--- Start ---

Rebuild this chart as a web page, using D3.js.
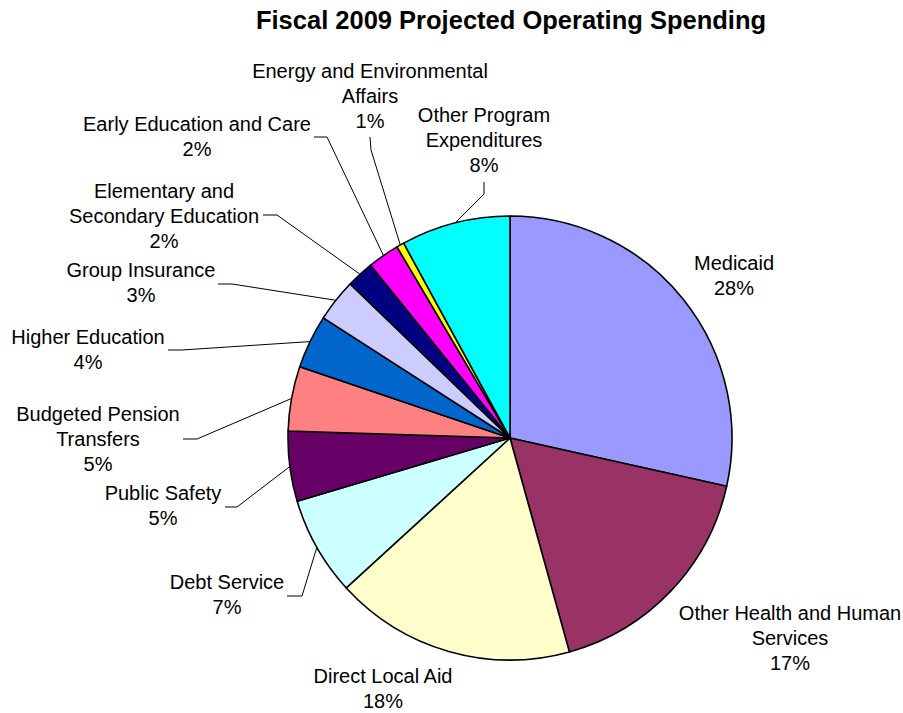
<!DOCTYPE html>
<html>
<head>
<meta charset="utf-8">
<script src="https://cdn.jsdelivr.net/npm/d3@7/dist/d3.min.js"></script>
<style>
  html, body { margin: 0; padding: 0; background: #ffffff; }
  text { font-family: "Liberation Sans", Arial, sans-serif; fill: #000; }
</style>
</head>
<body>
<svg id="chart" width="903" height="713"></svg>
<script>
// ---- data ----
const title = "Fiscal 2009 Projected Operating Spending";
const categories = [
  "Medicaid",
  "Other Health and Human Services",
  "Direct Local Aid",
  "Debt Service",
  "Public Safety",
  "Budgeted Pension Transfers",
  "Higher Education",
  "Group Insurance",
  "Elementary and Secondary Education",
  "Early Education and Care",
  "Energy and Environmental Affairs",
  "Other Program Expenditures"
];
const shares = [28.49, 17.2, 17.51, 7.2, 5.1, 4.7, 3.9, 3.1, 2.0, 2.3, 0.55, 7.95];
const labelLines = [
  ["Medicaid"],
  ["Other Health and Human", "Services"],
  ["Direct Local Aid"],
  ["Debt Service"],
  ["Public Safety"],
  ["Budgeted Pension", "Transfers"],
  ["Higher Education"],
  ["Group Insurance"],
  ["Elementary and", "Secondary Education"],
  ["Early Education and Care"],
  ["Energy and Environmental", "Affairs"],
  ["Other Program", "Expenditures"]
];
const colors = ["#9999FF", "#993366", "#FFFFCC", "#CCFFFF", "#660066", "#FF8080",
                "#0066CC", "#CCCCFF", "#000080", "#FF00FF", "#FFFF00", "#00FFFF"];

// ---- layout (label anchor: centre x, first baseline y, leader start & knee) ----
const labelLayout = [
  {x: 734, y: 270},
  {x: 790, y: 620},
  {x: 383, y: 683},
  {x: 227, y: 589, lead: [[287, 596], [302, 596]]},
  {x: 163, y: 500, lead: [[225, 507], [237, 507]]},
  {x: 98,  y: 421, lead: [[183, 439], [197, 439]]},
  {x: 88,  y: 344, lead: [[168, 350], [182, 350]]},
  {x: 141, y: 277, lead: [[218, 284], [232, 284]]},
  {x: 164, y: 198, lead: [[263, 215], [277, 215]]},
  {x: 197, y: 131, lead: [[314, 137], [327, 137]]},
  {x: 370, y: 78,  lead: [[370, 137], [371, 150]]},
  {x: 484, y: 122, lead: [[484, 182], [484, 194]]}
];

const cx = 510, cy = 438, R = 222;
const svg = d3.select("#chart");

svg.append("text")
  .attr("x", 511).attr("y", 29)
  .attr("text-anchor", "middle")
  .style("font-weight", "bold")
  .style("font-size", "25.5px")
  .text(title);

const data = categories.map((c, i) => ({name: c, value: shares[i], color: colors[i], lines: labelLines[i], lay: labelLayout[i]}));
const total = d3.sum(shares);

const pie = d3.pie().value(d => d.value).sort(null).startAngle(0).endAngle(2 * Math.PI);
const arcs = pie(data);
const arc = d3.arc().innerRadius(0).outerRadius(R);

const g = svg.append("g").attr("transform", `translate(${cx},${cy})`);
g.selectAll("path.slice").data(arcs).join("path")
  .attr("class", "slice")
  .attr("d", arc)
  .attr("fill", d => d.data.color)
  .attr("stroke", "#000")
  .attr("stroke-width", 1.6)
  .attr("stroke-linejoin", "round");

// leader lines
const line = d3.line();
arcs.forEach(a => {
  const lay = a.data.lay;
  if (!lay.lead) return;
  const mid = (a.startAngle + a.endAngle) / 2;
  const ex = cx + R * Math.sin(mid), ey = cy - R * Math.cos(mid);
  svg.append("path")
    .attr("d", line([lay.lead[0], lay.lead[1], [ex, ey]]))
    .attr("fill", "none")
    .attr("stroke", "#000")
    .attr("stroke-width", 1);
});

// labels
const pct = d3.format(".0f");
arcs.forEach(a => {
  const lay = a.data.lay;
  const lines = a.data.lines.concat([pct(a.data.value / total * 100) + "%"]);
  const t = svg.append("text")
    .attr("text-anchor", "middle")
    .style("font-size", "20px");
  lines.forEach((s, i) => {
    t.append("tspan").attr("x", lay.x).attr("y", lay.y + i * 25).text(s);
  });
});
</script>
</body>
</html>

--- End ---

* What you need to do:
Gather each line from the listing above that holds "chart".

* Exercise result:
Rebuild this chart as a web page, using D3.js.
<svg id="chart" width="903" height="713"></svg>
const svg = d3.select("#chart");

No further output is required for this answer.